____ DATASET EXCERPT

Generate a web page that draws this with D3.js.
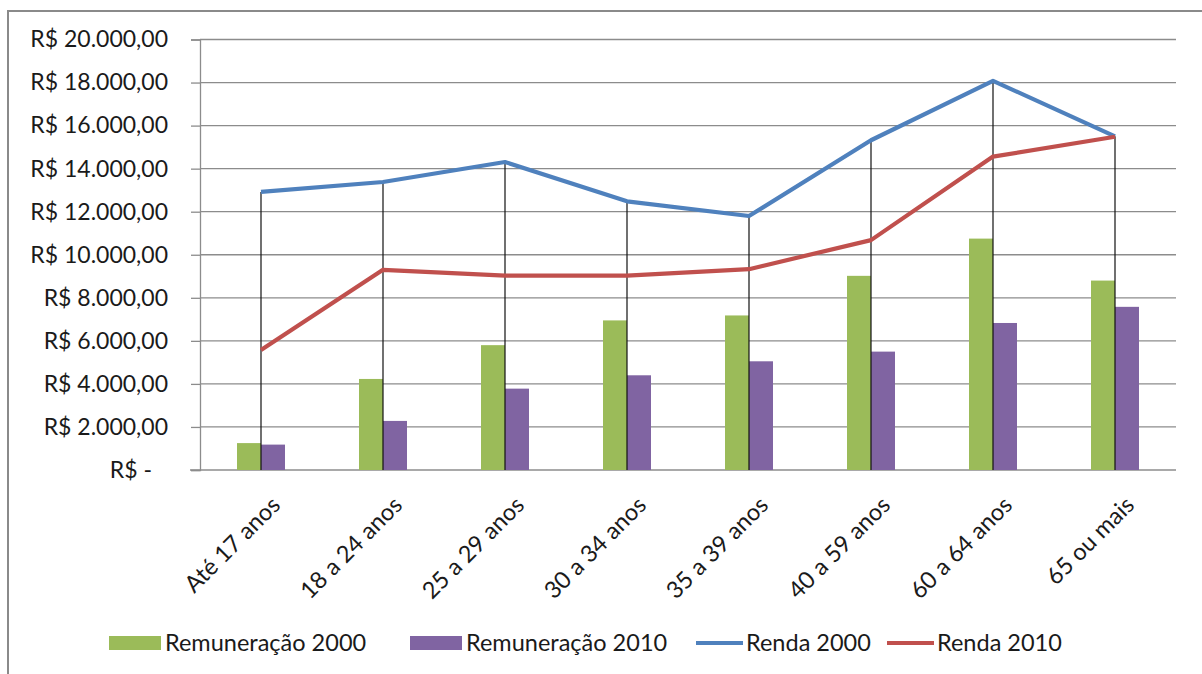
<!DOCTYPE html>
<html>
<head>
<meta charset="utf-8">
<script src="https://cdn.jsdelivr.net/npm/d3@7"></script>
<style>
  html, body { margin: 0; padding: 0; background: #fff; }
  svg { display: block; }
  text { font-family: "Lato", "Open Sans", sans-serif; fill: #1a1a1a; }
</style>
</head>
<body>
<svg id="chart" width="1202" height="674"></svg>
<script>
// Age groups on the category axis
const categories = ["Até 17 anos", "18 a 24 anos", "25 a 29 anos", "30 a 34 anos",
                    "35 a 39 anos", "40 a 59 anos", "60 a 64 anos", "65 ou mais"];

// Bar series (R$)
const remuneracao2000 = [1250, 4230, 5800, 6950, 7180, 9020, 10750, 8800];
const remuneracao2010 = [1180, 2280, 3780, 4400, 5050, 5500, 6830, 7580];

// Line series (R$)
const renda2000 = [12920, 13380, 14310, 12480, 11800, 15320, 18080, 15500];
const renda2010 = [5570, 9300, 9030, 9030, 9330, 10680, 14560, 15480];

// Value axis ticks
const yTicks = [0, 2000, 4000, 6000, 8000, 10000, 12000, 14000, 16000, 18000, 20000];

const series = [
  { name: "Remuneração 2000", type: "bar",  values: remuneracao2000, color: "#9BBB59" },
  { name: "Remuneração 2010", type: "bar",  values: remuneracao2010, color: "#8064A2" },
  { name: "Renda 2000",       type: "line", values: renda2000,       color: "#4F81BD" },
  { name: "Renda 2010",       type: "line", values: renda2010,       color: "#C0504D" }
];

const svg = d3.select("#chart");
const plot = { left: 200, right: 1176, top: 39.5, bottom: 470 };

// Outer chart frame
svg.append("rect")
  .attr("x", 8).attr("y", 11)
  .attr("width", 1240).attr("height", 720)
  .attr("fill", "none").attr("stroke", "#8a8a8a").attr("stroke-width", 2);

const x = d3.scaleBand().domain(categories).range([plot.left, plot.right]);
const y = d3.scaleLinear().domain([0, 20000]).range([plot.bottom, plot.top]);
const cx = c => x(c) + x.bandwidth() / 2;

// Brazilian currency formatting
const ptFormat = d3.formatLocale({ decimal: ",", thousands: ".", grouping: [3], currency: ["R$ ", ""] });
const money = ptFormat.format(",.2f");
const tickLabel = d => d === 0 ? "R$ -" : "R$ " + money(d);

// Horizontal gridlines
svg.append("g")
  .selectAll("line")
  .data(yTicks.filter(d => d > 0))
  .join("line")
  .attr("x1", plot.left).attr("x2", plot.right)
  .attr("y1", d => y(d)).attr("y2", d => y(d))
  .attr("stroke", "#8c8c8c").attr("stroke-width", 1.3);

// Value axis
const yAxis = svg.append("g")
  .attr("transform", `translate(${plot.left},0)`)
  .call(d3.axisLeft(y).tickValues(yTicks).tickFormat(tickLabel).tickSize(9).tickPadding(23));
yAxis.select(".domain").attr("stroke", "#8c8c8c").attr("stroke-width", 1.3);
yAxis.selectAll(".tick line").attr("stroke", "#8c8c8c").attr("stroke-width", 1.3);
yAxis.selectAll(".tick text")
  .style("font-family", "Lato, 'Open Sans', sans-serif")
  .style("font-size", "23px")
  .attr("fill", "#1a1a1a")
  .attr("dx", d => d === 0 ? -16 : 0);

// Category axis baseline
svg.append("line")
  .attr("x1", plot.left - 10).attr("x2", plot.right)
  .attr("y1", plot.bottom).attr("y2", plot.bottom)
  .attr("stroke", "#8c8c8c").attr("stroke-width", 1.3);

// Clustered bars
const barW = 24;
const bars = series.filter(s => s.type === "bar");
bars.forEach((s, i) => {
  svg.append("g")
    .selectAll("rect")
    .data(s.values)
    .join("rect")
    .attr("x", (d, j) => cx(categories[j]) - barW + i * barW)
    .attr("width", barW)
    .attr("y", d => y(d))
    .attr("height", d => y(0) - y(d))
    .attr("fill", s.color);
});

// Drop lines from the highest line point down to the axis
const lines = series.filter(s => s.type === "line");
svg.append("g")
  .selectAll("line")
  .data(categories)
  .join("line")
  .attr("x1", c => cx(c)).attr("x2", c => cx(c))
  .attr("y1", (c, j) => y(d3.max(lines, s => s.values[j])))
  .attr("y2", y(0))
  .attr("stroke", "#111").attr("stroke-width", 1.2);

// Line series
const lineGen = d3.line().x((d, j) => cx(categories[j])).y(d => y(d));
lines.forEach(s => {
  svg.append("path")
    .datum(s.values)
    .attr("d", lineGen)
    .attr("fill", "none")
    .attr("stroke", s.color)
    .attr("stroke-width", 4.2)
    .attr("stroke-linejoin", "round");
});

// Rotated category labels
svg.append("g")
  .selectAll("text")
  .data(categories)
  .join("text")
  .attr("transform", c => `translate(${cx(c) + 9},${plot.bottom + 25}) rotate(-45)`)
  .attr("text-anchor", "end")
  .attr("dy", "0.7em")
  .style("font-size", "23.5px")
  .text(c => c);

// Legend
const legendItems = [
  { s: series[0], x: 109 },
  { s: series[1], x: 410 },
  { s: series[2], x: 696 },
  { s: series[3], x: 887 }
];
const legendY = 643;
const lg = svg.append("g");
legendItems.forEach(item => {
  if (item.s.type === "bar") {
    lg.append("rect")
      .attr("x", item.x).attr("y", legendY - 7)
      .attr("width", 52).attr("height", 14)
      .attr("fill", item.s.color);
  } else {
    lg.append("line")
      .attr("x1", item.x).attr("x2", item.x + 47)
      .attr("y1", legendY).attr("y2", legendY)
      .attr("stroke", item.s.color).attr("stroke-width", 4);
  }
  lg.append("text")
    .attr("x", item.x + (item.s.type === "bar" ? 56 : 50))
    .attr("y", legendY)
    .attr("dy", "0.35em")
    .style("font-size", "23.5px")
    .text(item.s.name);
});
</script>
</body>
</html>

________

**WORK TO BE COMPLETED**
Omit the pictures, and quote the material above exactly as given.

**REPLY TO THE EXERCISE**
Generate a web page that draws this with D3.js.
<!DOCTYPE html>
<html>
<head>
<meta charset="utf-8">
<script src="https://cdn.jsdelivr.net/npm/d3@7"></script>
<style>
  html, body { margin: 0; padding: 0; background: #fff; }
  svg { display: block; }
  text { font-family: "Lato", "Open Sans", sans-serif; fill: #1a1a1a; }
</style>
</head>
<body>
<svg id="chart" width="1202" height="674"></svg>
<script>
// Age groups on the category axis
const categories = ["Até 17 anos", "18 a 24 anos", "25 a 29 anos", "30 a 34 anos",
                    "35 a 39 anos", "40 a 59 anos", "60 a 64 anos", "65 ou mais"];

// Bar series (R$)
const remuneracao2000 = [1250, 4230, 5800, 6950, 7180, 9020, 10750, 8800];
const remuneracao2010 = [1180, 2280, 3780, 4400, 5050, 5500, 6830, 7580];

// Line series (R$)
const renda2000 = [12920, 13380, 14310, 12480, 11800, 15320, 18080, 15500];
const renda2010 = [5570, 9300, 9030, 9030, 9330, 10680, 14560, 15480];

// Value axis ticks
const yTicks = [0, 2000, 4000, 6000, 8000, 10000, 12000, 14000, 16000, 18000, 20000];

const series = [
  { name: "Remuneração 2000", type: "bar",  values: remuneracao2000, color: "#9BBB59" },
  { name: "Remuneração 2010", type: "bar",  values: remuneracao2010, color: "#8064A2" },
  { name: "Renda 2000",       type: "line", values: renda2000,       color: "#4F81BD" },
  { name: "Renda 2010",       type: "line", values: renda2010,       color: "#C0504D" }
];

const svg = d3.select("#chart");
const plot = { left: 200, right: 1176, top: 39.5, bottom: 470 };

// Outer chart frame
svg.append("rect")
  .attr("x", 8).attr("y", 11)
  .attr("width", 1240).attr("height", 720)
  .attr("fill", "none").attr("stroke", "#8a8a8a").attr("stroke-width", 2);

const x = d3.scaleBand().domain(categories).range([plot.left, plot.right]);
const y = d3.scaleLinear().domain([0, 20000]).range([plot.bottom, plot.top]);
const cx = c => x(c) + x.bandwidth() / 2;

// Brazilian currency formatting
const ptFormat = d3.formatLocale({ decimal: ",", thousands: ".", grouping: [3], currency: ["R$ ", ""] });
const money = ptFormat.format(",.2f");
const tickLabel = d => d === 0 ? "R$ -" : "R$ " + money(d);

// Horizontal gridlines
svg.append("g")
  .selectAll("line")
  .data(yTicks.filter(d => d > 0))
  .join("line")
  .attr("x1", plot.left).attr("x2", plot.right)
  .attr("y1", d => y(d)).attr("y2", d => y(d))
  .attr("stroke", "#8c8c8c").attr("stroke-width", 1.3);

// Value axis
const yAxis = svg.append("g")
  .attr("transform", `translate(${plot.left},0)`)
  .call(d3.axisLeft(y).tickValues(yTicks).tickFormat(tickLabel).tickSize(9).tickPadding(23));
yAxis.select(".domain").attr("stroke", "#8c8c8c").attr("stroke-width", 1.3);
yAxis.selectAll(".tick line").attr("stroke", "#8c8c8c").attr("stroke-width", 1.3);
yAxis.selectAll(".tick text")
  .style("font-family", "Lato, 'Open Sans', sans-serif")
  .style("font-size", "23px")
  .attr("fill", "#1a1a1a")
  .attr("dx", d => d === 0 ? -16 : 0);

// Category axis baseline
svg.append("line")
  .attr("x1", plot.left - 10).attr("x2", plot.right)
  .attr("y1", plot.bottom).attr("y2", plot.bottom)
  .attr("stroke", "#8c8c8c").attr("stroke-width", 1.3);

// Clustered bars
const barW = 24;
const bars = series.filter(s => s.type === "bar");
bars.forEach((s, i) => {
  svg.append("g")
    .selectAll("rect")
    .data(s.values)
    .join("rect")
    .attr("x", (d, j) => cx(categories[j]) - barW + i * barW)
    .attr("width", barW)
    .attr("y", d => y(d))
    .attr("height", d => y(0) - y(d))
    .attr("fill", s.color);
});

// Drop lines from the highest line point down to the axis
const lines = series.filter(s => s.type === "line");
svg.append("g")
  .selectAll("line")
  .data(categories)
  .join("line")
  .attr("x1", c => cx(c)).attr("x2", c => cx(c))
  .attr("y1", (c, j) => y(d3.max(lines, s => s.values[j])))
  .attr("y2", y(0))
  .attr("stroke", "#111").attr("stroke-width", 1.2);

// Line series
const lineGen = d3.line().x((d, j) => cx(categories[j])).y(d => y(d));
lines.forEach(s => {
  svg.append("path")
    .datum(s.values)
    .attr("d", lineGen)
    .attr("fill", "none")
    .attr("stroke", s.color)
    .attr("stroke-width", 4.2)
    .attr("stroke-linejoin", "round");
});

// Rotated category labels
svg.append("g")
  .selectAll("text")
  .data(categories)
  .join("text")
  .attr("transform", c => `translate(${cx(c) + 9},${plot.bottom + 25}) rotate(-45)`)
  .attr("text-anchor", "end")
  .attr("dy", "0.7em")
  .style("font-size", "23.5px")
  .text(c => c);

// Legend
const legendItems = [
  { s: series[0], x: 109 },
  { s: series[1], x: 410 },
  { s: series[2], x: 696 },
  { s: series[3], x: 887 }
];
const legendY = 643;
const lg = svg.append("g");
legendItems.forEach(item => {
  if (item.s.type === "bar") {
    lg.append("rect")
      .attr("x", item.x).attr("y", legendY - 7)
      .attr("width", 52).attr("height", 14)
      .attr("fill", item.s.color);
  } else {
    lg.append("line")
      .attr("x1", item.x).attr("x2", item.x + 47)
      .attr("y1", legendY).attr("y2", legendY)
      .attr("stroke", item.s.color).attr("stroke-width", 4);
  }
  lg.append("text")
    .attr("x", item.x + (item.s.type === "bar" ? 56 : 50))
    .attr("y", legendY)
    .attr("dy", "0.35em")
    .style("font-size", "23.5px")
    .text(item.s.name);
});
</script>
</body>
</html>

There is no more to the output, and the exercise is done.